Die örtliche Politik beugte sich schließlich auch, weil die Regierung in Kopenhagen der wirtschaftlich schwachen Region gut bezahlte Arbeitsplätze versprach. 2002 wurden dann die ersten pilzförmigen Betonfundamente in sechs bis 12 Metern Wassertiefe versenkt. Wenig später kamen Türme, Turbinenhäuser, Flügel und die Transformatorenstation mit Landanbindung hinzu. Kosten: 213 Millionen Euro. Investoren waren der Pensionsfonds Danmark (50%), der Gewerkschaften und Arbeitgeberverbänden gehört, der staatliche Energiekonzern Ørsted (42,75%) und die Stadtwerke Lübeck (7,25% Anteil). Vor genau 20 Jahren ging der Windpark schließlich ans Netz. Bei voller Leistung kann er 145.000 Einfamilienhäuser mit Strom versorgen.
Stimmung dreht sich
2010 kam in direkter Nachbarschaft noch ein weiterer großer Windpark hinzu. Da gab es dann kaum noch Widerstand. Die Stimmung hatte sich gedreht, auch weil die Häuserpreise stabil geblieben waren, sogar mehr anstatt weniger Touristen kamen und zwei Dutzend Arbeitsplätze entstanden waren. Untersuchungen zeigten, dass die Zugvögel die Windräder weiträumig meiden, weiß Thomas Almegaard, der den Windpark leitet und von Anfang an dabei ist. Mittlerweile profitieren die dänischen Verbraucher auch vom billigen Windstrom, dank flexibler Tarife. Weht der Wind kräftig, ist der Strom billig, bei Überkapazitäten manchmal sogar kostenlos.

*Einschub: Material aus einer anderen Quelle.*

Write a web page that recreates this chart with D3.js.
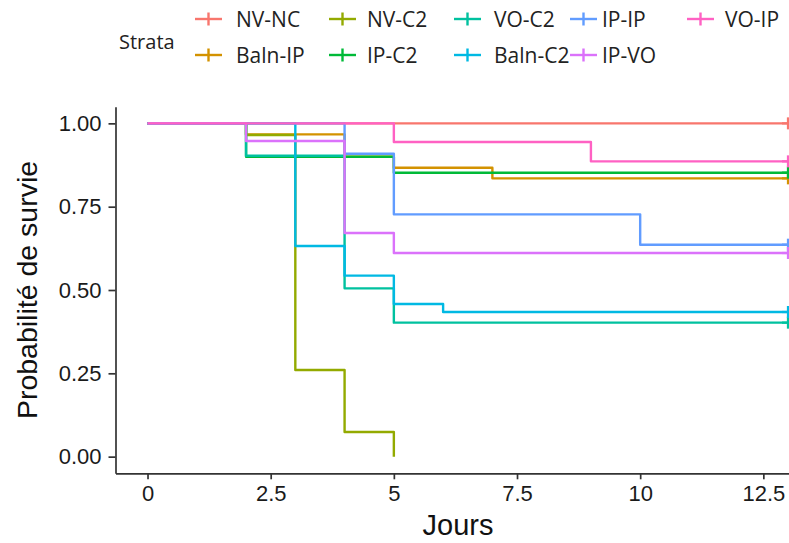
<!DOCTYPE html>
<html>
<head>
<meta charset="utf-8">
<script src="https://cdn.jsdelivr.net/npm/d3@7"></script>
<style>
  html, body { margin: 0; padding: 0; background: #fff; }
  svg { display: block; }
</style>
</head>
<body>
<div id="chart"></div>
<script>
// ---------- data ----------
const strata = ["NV-NC", "Baln-IP", "NV-C2", "IP-C2", "VO-C2", "Baln-C2", "IP-IP", "IP-VO", "VO-IP"];
const strataColors = ["#F8766D", "#D39200", "#93AA00", "#00BA38", "#00C19F", "#00B9E3", "#619CFF", "#DB72FB", "#FF61C3"];

const timesNVNC = [0, 13];                 const survNVNC = [1, 1];
const timesBalnIP = [0, 2, 4, 5, 7, 13];    const survBalnIP = [1, 0.967, 0.9, 0.867, 0.835, 0.835];
const timesNVC2 = [0, 2, 3, 4, 5];          const survNVC2 = [1, 0.965, 0.26, 0.074, 0];
const timesIPC2 = [0, 2, 5, 13];            const survIPC2 = [1, 0.9, 0.852, 0.852];
const timesVOC2 = [0, 2, 4, 5, 13];         const survVOC2 = [1, 0.903, 0.505, 0.402, 0.402];
const timesBalnC2 = [0, 3, 4, 5, 6, 13];    const survBalnC2 = [1, 0.632, 0.543, 0.458, 0.434, 0.434];
const timesIPIP = [0, 4, 5, 10, 13];        const survIPIP = [1, 0.909, 0.727, 0.636, 0.636];
const timesIPVO = [0, 2, 4, 5, 13];         const survIPVO = [1, 0.947, 0.671, 0.611, 0.611];
const timesVOIP = [0, 5, 9, 13];            const survVOIP = [1, 0.944, 0.886, 0.886];

// censored at end of follow-up (all strata except NV-C2)
const censorTime = 13;
const censored = ["NV-NC", "Baln-IP", "IP-C2", "VO-C2", "Baln-C2", "IP-IP", "IP-VO", "VO-IP"];

const xTicks = [0, 2.5, 5, 7.5, 10, 12.5];
const xTickLabels = ["0", "2.5", "5", "7.5", "10", "12.5"];
const yTicks = [0, 0.25, 0.5, 0.75, 1];
const yTickLabels = ["0.00", "0.25", "0.50", "0.75", "1.00"];

const legendTitle = "Strata";
const xTitle = "Jours";
const yTitle = "Probabilité de survie";

// build table
const timesList = [timesNVNC, timesBalnIP, timesNVC2, timesIPC2, timesVOC2, timesBalnC2, timesIPIP, timesIPVO, timesVOIP];
const survList = [survNVNC, survBalnIP, survNVC2, survIPC2, survVOC2, survBalnC2, survIPIP, survIPVO, survVOIP];
const series = strata.map((name, i) => ({
  name, color: strataColors[i],
  points: timesList[i].map((t, j) => ({ t, s: survList[i][j] }))
}));

// ---------- layout ----------
const W = 789, H = 543;
const svg = d3.select("#chart").append("svg").attr("width", W).attr("height", H)
  .style("font-family", "'Liberation Sans', Arial, sans-serif");

const x = d3.scaleLinear().domain([-0.65, 13.65]).range([115.5, 820]);
const y = d3.scaleLinear().domain([-0.05, 1.05]).range([473.3, 106.7]);

const axisColor = "#333";

// y axis
const yAxis = svg.append("g").attr("transform", `translate(${x(-0.65)},0)`)
  .call(d3.axisLeft(y).tickValues(yTicks).tickFormat((d, i) => yTickLabels[i]).tickSize(7).tickPadding(7).tickSizeOuter(0));
// x axis
const xAxis = svg.append("g").attr("transform", `translate(0,${y(-0.05)})`)
  .call(d3.axisBottom(x).tickValues(xTicks).tickFormat((d, i) => xTickLabels[i]).tickSize(6).tickPadding(6).tickSizeOuter(0));

[yAxis, xAxis].forEach(g => {
  g.select(".domain").attr("stroke", axisColor).attr("stroke-width", 1.7);
  g.selectAll(".tick line").attr("stroke", axisColor).attr("stroke-width", 1.7);
  g.selectAll(".tick text").attr("fill", "#1a1a1a").style("font-size", "22px")
    .style("font-family", "'Liberation Sans', Arial, sans-serif");
});

// curves
const line = d3.line().x(d => x(d.t)).y(d => y(d.s)).curve(d3.curveStepAfter);
const plot = svg.append("g");
series.forEach(s => {
  plot.append("path").datum(s.points)
    .attr("fill", "none").attr("stroke", s.color).attr("stroke-width", 2.4)
    .attr("stroke-linejoin", "round").attr("d", line);
});
// censor marks
series.forEach(s => {
  if (!censored.includes(s.name)) return;
  const last = s.points[s.points.length - 1];
  const cx = x(censorTime), cy = y(last.s);
  plot.append("line").attr("x1", cx).attr("x2", cx).attr("y1", cy - 6).attr("y2", cy + 6)
    .attr("stroke", s.color).attr("stroke-width", 2.2);
  plot.append("line").attr("x1", cx - 6).attr("x2", cx + 6).attr("y1", cy).attr("y2", cy)
    .attr("stroke", s.color).attr("stroke-width", 2.2);
});

// axis titles
svg.append("text").attr("x", 458).attr("y", 535).attr("text-anchor", "middle")
  .style("font-size", "29px").attr("fill", "#111").text(xTitle);
svg.append("text").attr("transform", `translate(37,290) rotate(-90)`).attr("text-anchor", "middle")
  .style("font-size", "28.5px").attr("fill", "#111").text(yTitle);

// legend
const legFont = "'Open Sans', 'Noto Sans', sans-serif";
svg.append("text").attr("x", 119).attr("y", 49).style("font-size", "20px")
  .style("font-family", legFont).attr("fill", "#222").text(legendTitle);
const colKeyX = [195, 329, 454, 570, 687];
const colTextX = [236, 367, 494, 602, 725];
const rowY = [19, 55];
strata.forEach((name, i) => {
  const col = Math.floor(i / 2), row = i % 2;
  const kx = colKeyX[col], ky = rowY[row];
  const g = svg.append("g");
  g.append("line").attr("x1", kx).attr("x2", kx + 27).attr("y1", ky).attr("y2", ky)
    .attr("stroke", strataColors[i]).attr("stroke-width", 2.4);
  g.append("line").attr("x1", kx + 13.5).attr("x2", kx + 13.5).attr("y1", ky - 6.5).attr("y2", ky + 6.5)
    .attr("stroke", strataColors[i]).attr("stroke-width", 2.4);
  g.append("text").attr("x", colTextX[col]).attr("y", ky).attr("dy", "0.36em")
    .style("font-size", "21px").style("font-family", legFont).attr("fill", "#222").text(name);
});
</script>
</body>
</html>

Lebenszeitverlängerung statt Abriss
Die Windkraftanlagen haben allerdings ihre projektierte Lebensdauer erreicht. Seit zwei Jahrzehnten nagen Stürme und salzhaltige Luft an der Technik. Zwei Windräder hat der Windpark Nysted schon eingebüßt, wegen eines Wassereinbruches in den Fundamenten. Aber die anderen 70 Anlagen liefen weiter zuverlässig Strom, über die Jahre rund zwei Prozent des dänischen Energiebedarfes. Das soll die nächsten fünf bis 10 Jahre auch so bleiben, erklärt Thomas Almegaard, der im nahen Nysted wohnt. "Solange wir grünen Strom produzieren und sich der Park rechnet. Es gibt auch keine Alternative. Die neuste Generation Windräder ist sechsmal so leistungsfähig aber auch doppelt so hoch. Und darauf haben die Küstenbewohner keine Lust."
Engstelle Deutschland
Und so fahren weiter täglich fahren fünf Technikerteams raus und erledigen Wartungs- oder Reparaturarbeiten, bei fast jedem Wetter. Nur durchschnittlich drei Tage im Jahr reicht der Wind nicht aus, um Strom zu produzieren. Und trotzdem steht der Park immer häufiger still. Laut Thomas Almegaard liegt das am deutschen Stromnetz, denn es mangelt an leistungsfähigen Nord-Südverbindungen. "Wir müssen den Park öfters stoppen, weil der Strom nicht nach Deutschland geliefert werden kann. Die Leute wundern sich dann. Warum steht der Nystedpark still? Die deutschen Netzbetreiber müssen dann sogar noch Strafe an uns zahlen."
Trotz dieser Engpässe, das Königreich ist mittlerweile Deutschlands wichtigster ausländischer Stromlieferant, hat Frankreich abgelöst. Darauf sind sie auch ein wenig stolz: Thomas Almegaard: "Wir sind zwar ein kleines Land, aber irgendeiner musste mit dem Windstrom anfangen und den anderen zeigen, wie es geht."